The design allowed for further narrowing of the car's rear end bodywork, and by 2002, all teams had copied the upside exhausts. McLaren and Minardi were the latest teams to make the switch, both forced to do so by their engine suppliers, respectively Mercedes-Ilmor and Asiatech.
Among the periscope exhaust layouts, two solutions developed as mainstream. The first being similar to Ferrari's initial design of 1998, with the exhaust pipe exiting close to the sidepod's bodywork, surrounded by heat shielding to avoid the surrounding carbon fibre bodywork from burning. Ferrari and McLaren, among others, later adopted protruding exhaust pipes, ejecting exhaust gases further above the sidepods, and reducing the need for heat protection.

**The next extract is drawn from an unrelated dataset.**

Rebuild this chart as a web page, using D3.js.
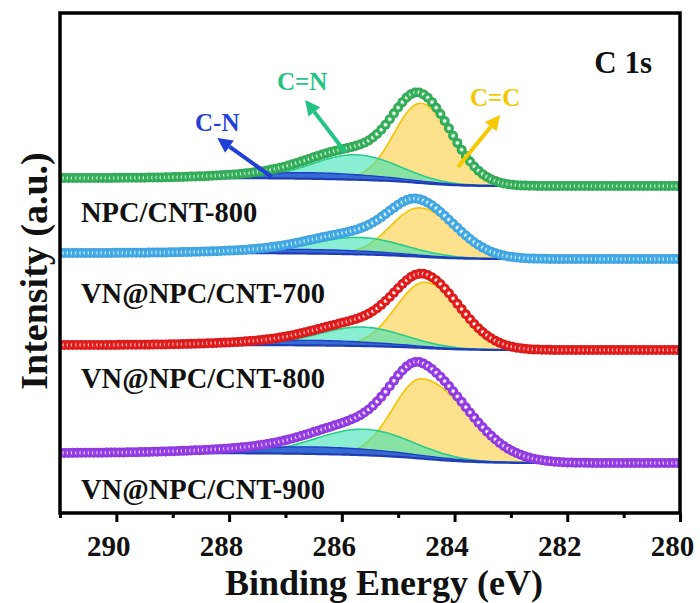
<!DOCTYPE html>
<html>
<head>
<meta charset="utf-8">
<script src="https://cdn.jsdelivr.net/npm/d3@7"></script>
<style>
  body { margin: 0; background: #fff; }
  text { font-family: "Liberation Serif", "Times New Roman", serif; font-weight: bold; }
</style>
</head>
<body>
<svg id="chart" width="700" height="603"></svg>
<script>
// Samples, stacked from top to bottom
const samples = ["NPC/CNT-800", "VN@NPC/CNT-700", "VN@NPC/CNT-800", "VN@NPC/CNT-900"];
const markerColors = ["#36b85e", "#45b2f2", "#ee1c1c", "#9b3ef0"];

// Shirley background level at the high / low binding-energy ends (a.u., stacking offset included)
const bgHigh = [335, 260, 168, 60];
const bgLow  = [327, 254, 163, 50];

// Fitted C 1s components: centre (eV), height (a.u.), HWHM on the high-BE and low-BE side (eV)
const ccCenter = [284.60, 284.62, 284.52, 284.58];   // C=C
const ccHeight = [80, 49, 66, 80];
const ccHwHigh = [0.55, 0.60, 0.61, 0.60];
const ccHwLow  = [0.65, 0.75, 0.73, 0.95];

const cndCenter = [285.75, 285.7, 285.65, 285.6];    // C=N
const cndHeight = [25, 17, 19, 26];
const cndHw     = [0.9, 0.95, 0.9, 1.0];

const cnsCenter = [286.5, 286.5, 286.5, 286.5];      // C-N
const cnsHeight = [6, 4, 5, 7];
const cnsHw     = [1.5, 1.6, 1.5, 1.8];

const xMajorTicks = [290, 288, 286, 284, 282, 280];
const xMinorTicks = [291, 289, 287, 285, 283, 281];
const energyStep = 0.075;   // acquisition step (eV)

const svg = d3.select("#chart");
const m = { left: 60, right: 680, top: 13, bottom: 513 };

const x = d3.scaleLinear().domain([291, 280]).range([m.left, m.right]);
const y = d3.scaleLinear().domain([0, 500]).range([m.bottom, m.top]);

const energies = d3.range(0, Math.round((291 - 280) / energyStep) + 1).map(i => 291 - i * energyStep);

function peak(E, c, h, wHigh, wLow) {
  const w = E > c ? wHigh : wLow;
  const d = (E - c) / w;
  return h * Math.exp(-Math.LN2 * d * d);
}

// gradients for the spherical markers
const defs = svg.append("defs");
markerColors.forEach((c, i) => {
  const g = defs.append("radialGradient").attr("id", "ball" + i)
    .attr("cx", "50%").attr("cy", "50%").attr("r", "50%");
  g.append("stop").attr("offset", "0%").attr("stop-color", "#ffffff");
  g.append("stop").attr("offset", "18%").attr("stop-color", "#ffffff");
  g.append("stop").attr("offset", "48%").attr("stop-color", c);
  g.append("stop").attr("offset", "100%").attr("stop-color", d3.color(c).darker(0.35));
});
defs.append("clipPath").attr("id", "plotClip").append("rect")
  .attr("x", m.left).attr("y", m.top).attr("width", m.right - m.left).attr("height", m.bottom - m.top);

const plot = svg.append("g").attr("clip-path", "url(#plotClip)");

samples.forEach((name, i) => {
  // components on the energy grid
  const comps = energies.map(E => ({
    E,
    cc: peak(E, ccCenter[i], ccHeight[i], ccHwHigh[i], ccHwLow[i]),
    cnd: peak(E, cndCenter[i], cndHeight[i], cndHw[i], cndHw[i]),
    cns: peak(E, cnsCenter[i], cnsHeight[i], cnsHw[i], cnsHw[i])
  }));
  // Shirley background: step proportional to the peak area on the low-BE side
  const sums = comps.map(d => d.cc + d.cnd + d.cns);
  const total = d3.sum(sums);
  let acc = 0;
  const bgArr = new Array(comps.length);
  for (let k = comps.length - 1; k >= 0; k--) {
    acc += sums[k];
    bgArr[k] = bgLow[i] + (bgHigh[i] - bgLow[i]) * acc / total;
  }
  comps.forEach((d, k) => { d.bg = bgArr[k]; d.env = d.bg + sums[k]; });

  const g = plot.append("g");
  const layers = [
    { key: "cc",  fill: "#fcd766", fillOp: 0.75, stroke: "#f5c400", sw: 1.6 },
    { key: "cnd", fill: "#3ae2b4", fillOp: 0.6, stroke: "#2bcb8c", sw: 1.6 },
    { key: "cns", fill: "#2a55d6", fillOp: 0.85, stroke: "#1e3ec8", sw: 1.4 }
  ];
  layers.forEach(L => {
    g.append("path").datum(comps)
      .attr("fill", L.fill).attr("fill-opacity", L.fillOp)
      .attr("d", d3.area().x(d => x(d.E)).y0(d => y(d.bg)).y1(d => y(d.bg + d[L.key])).curve(d3.curveBasis));
    g.append("path").datum(comps)
      .attr("fill", "none").attr("stroke", L.stroke).attr("stroke-width", L.sw)
      .attr("d", d3.line().x(d => x(d.E)).y(d => y(d.bg + d[L.key])).curve(d3.curveBasis));
  });
  g.append("path").datum(comps)
    .attr("fill", "none").attr("stroke", "#1f3db8").attr("stroke-width", 2.2)
    .attr("d", d3.line().x(d => x(d.E)).y(d => y(d.bg)).curve(d3.curveBasis));

  g.selectAll("circle").data(comps).join("circle")
    .attr("cx", d => x(d.E)).attr("cy", d => y(d.env)).attr("r", 5)
    .attr("fill", `url(#ball${i})`);
});

// sample names
const labelY = [222, 303, 388, 499];
samples.forEach((name, i) => {
  svg.append("text").attr("x", 81).attr("y", labelY[i])
    .attr("font-size", 28.5).attr("fill", "#111").text(name);
});

// component annotations on the top spectrum
const notes = [
  { text: "C-N", color: "#1f3fd6", tx: 195, ty: 131, from: [287.24, 336], to: [288.21, 375] },
  { text: "C=N", color: "#22c483", tx: 277, ty: 90,  from: [285.94, 361], to: [286.65, 413] },
  { text: "C=C", color: "#f5c800", tx: 470, ty: 106, from: [283.94, 346], to: [283.19, 398] }
];
notes.forEach(n => {
  const x1 = x(n.from[0]), y1 = y(n.from[1]), x2 = x(n.to[0]), y2 = y(n.to[1]);
  const a = Math.atan2(y2 - y1, x2 - x1);
  const hl = 15, hw = 7.5;
  const bx = x2 - hl * Math.cos(a), by = y2 - hl * Math.sin(a);
  svg.append("line").attr("x1", x1).attr("y1", y1).attr("x2", bx).attr("y2", by)
    .attr("stroke", n.color).attr("stroke-width", 4);
  const pts = [
    [x2, y2],
    [bx + hw * Math.sin(a), by - hw * Math.cos(a)],
    [bx - hw * Math.sin(a), by + hw * Math.cos(a)]
  ];
  svg.append("polygon").attr("points", pts.map(p => p.join(",")).join(" ")).attr("fill", n.color);
  svg.append("text").attr("x", n.tx).attr("y", n.ty).attr("font-size", 25)
    .attr("fill", n.color).text(n.text);
});

svg.append("text").attr("x", 652).attr("y", 73).attr("text-anchor", "end")
  .attr("font-size", 31).attr("fill", "#111").text("C 1s");

// frame and bottom axis
svg.append("rect").attr("x", m.left).attr("y", m.top)
  .attr("width", m.right - m.left).attr("height", m.bottom - m.top)
  .attr("fill", "none").attr("stroke", "#000").attr("stroke-width", 3.5);

const axis = svg.append("g").attr("transform", `translate(0,${m.bottom})`);
axis.call(d3.axisBottom(x).tickValues(xMajorTicks).tickSize(9).tickPadding(13).tickFormat(d3.format("d")));
axis.select(".domain").remove();
axis.selectAll(".tick line").attr("stroke", "#000").attr("stroke-width", 3);
axis.selectAll(".tick text").attr("font-size", 29).attr("fill", "#111").attr("dx", -8)
  .attr("font-family", "Liberation Serif, Times New Roman, serif").attr("font-weight", "bold");
const minor = svg.append("g").attr("transform", `translate(0,${m.bottom})`);
minor.call(d3.axisBottom(x).tickValues(xMinorTicks).tickSize(5).tickFormat(""));
minor.select(".domain").remove();
minor.selectAll(".tick line").attr("stroke", "#000").attr("stroke-width", 3);

svg.append("text").attr("x", 384).attr("y", 595)
  .attr("text-anchor", "middle").attr("font-size", 36).attr("fill", "#111")
  .text("Binding Energy (eV)");
svg.append("text").attr("transform", `translate(47,271) rotate(-90)`)
  .attr("text-anchor", "middle").attr("font-size", 38).attr("fill", "#111")
  .text("Intensity (a.u.)");
</script>
</body>
</html>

While sidepod heights reduced through the years, exhaust exists also moved further backwards again, leading into the Red Bull RB5 as its most prominent example. Exhausts on that car exited just ahead and below the upper front wishbones of the rear suspension, sending the exhaust plume to just above the rear diffuser and effectively coming as close to a blown diffuser as one could get, without actually blowing it.
By 2010, Adrian Newey triggered another revolution by relocating the exhausts to the car's floor, creating the Red Bull RB6 that would go on to dominate the season. This sealed the edges of the diffuser so effectively that many teams rapidly developed updates to mimic the design. By the start of 2011, all teams had acknowledged Newey's insight and adopted low exits, marking the end of the periscope exhausts.
Another remarkable appearance was re-invented by McLaren. The 'chimney' or 'funnels' in front of the rear wheels do not put out engine exhaust gasses, but rather hot radiator air. Some other teams have copied this novelty in 2001. The principle behind this is actually very simple. On the one hand, the air passing through the radiators isn't specified by the throttle, but it depends on the car speed. Increasing the throttle makes the engine suck move air into it, and thus generates more exhaust gasses. Radiators are only provided by air flowing in, due to the movement of the car. So the effect of engine exhausts is just that little faster on downforce in acceleration then with radiator air. On the other hand, it is very interesting of blowing out this hot air as soon as possible, because it heats op the inside of the car. Keeping the air longer under the bonnet, will increase the engine temperature. We shall see in the future who will have made the best compromise.